The cloud enables ManagedX to bring six key benefits to document processing workflows, beginning with that critical power to scale:
Scalability: Automatically adjusts resources based on demand.
Flexibility: Allows architecture to change easily with evolving needs.
Efficiency: Streamlines complex processes and reduces errors.
Visibility: Enhances observability and management of progress.
Cost Effectiveness: Only pay for what is used, lowering expenses.
Speed to value: Low infrastructure overhead, fast deployments and integration.
In addition to ManagedX, the partnership between Leidos and AWS has also produced Data ConnectiV, a data mesh accelerant. Data ConnectiV allows agencies to maximize the full power of their data and adopt an AI-ready enterprise data posture to meet the demands of an AI-powered technology landscape.
“Once we get past the digitization and into the data itself, we can get data from different sources and start running some analytics, and that is where Data ConnectiV fits in very well,” Iyer said. Data ConnectiV can help organize and manage data from disparate sources across an enterprise — finance, HR, logistics, electronic health records — bringing them together in a cohesive structure.
Leveraging tools like Data ConnectiV and ManagedX, agencies can create an ecosystem of solutions to prepare them to apply AI in increasingly advanced and effective ways — with boundaries in place designed to ensure it’s done accurately and responsibly.

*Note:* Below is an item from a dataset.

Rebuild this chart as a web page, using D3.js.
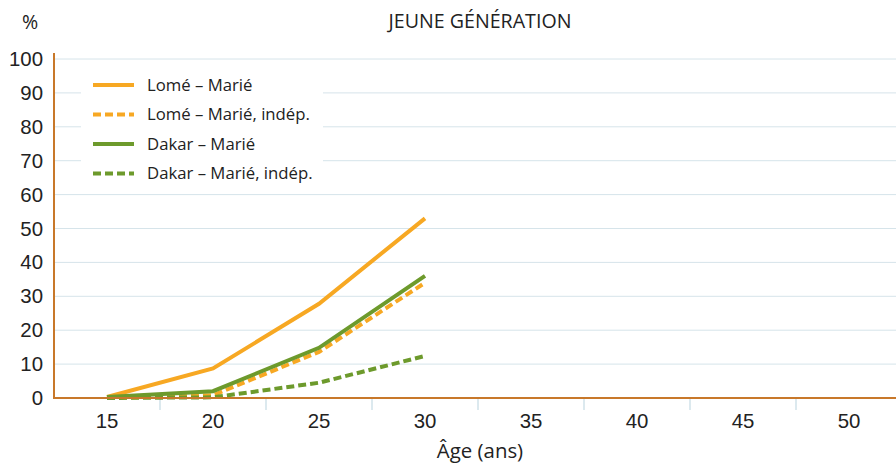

Leidos has its own algorithms and systems that learn continuously, supporting a higher level of confidence for results and mitigating the risk of hallucination.
“This is such a nascent field that having governance is absolutely critical,” Iyer said. “I see this evolving the next couple of years with more advanced AI, and the learning that goes into it is going to be so critical to enable us to automate so much more.”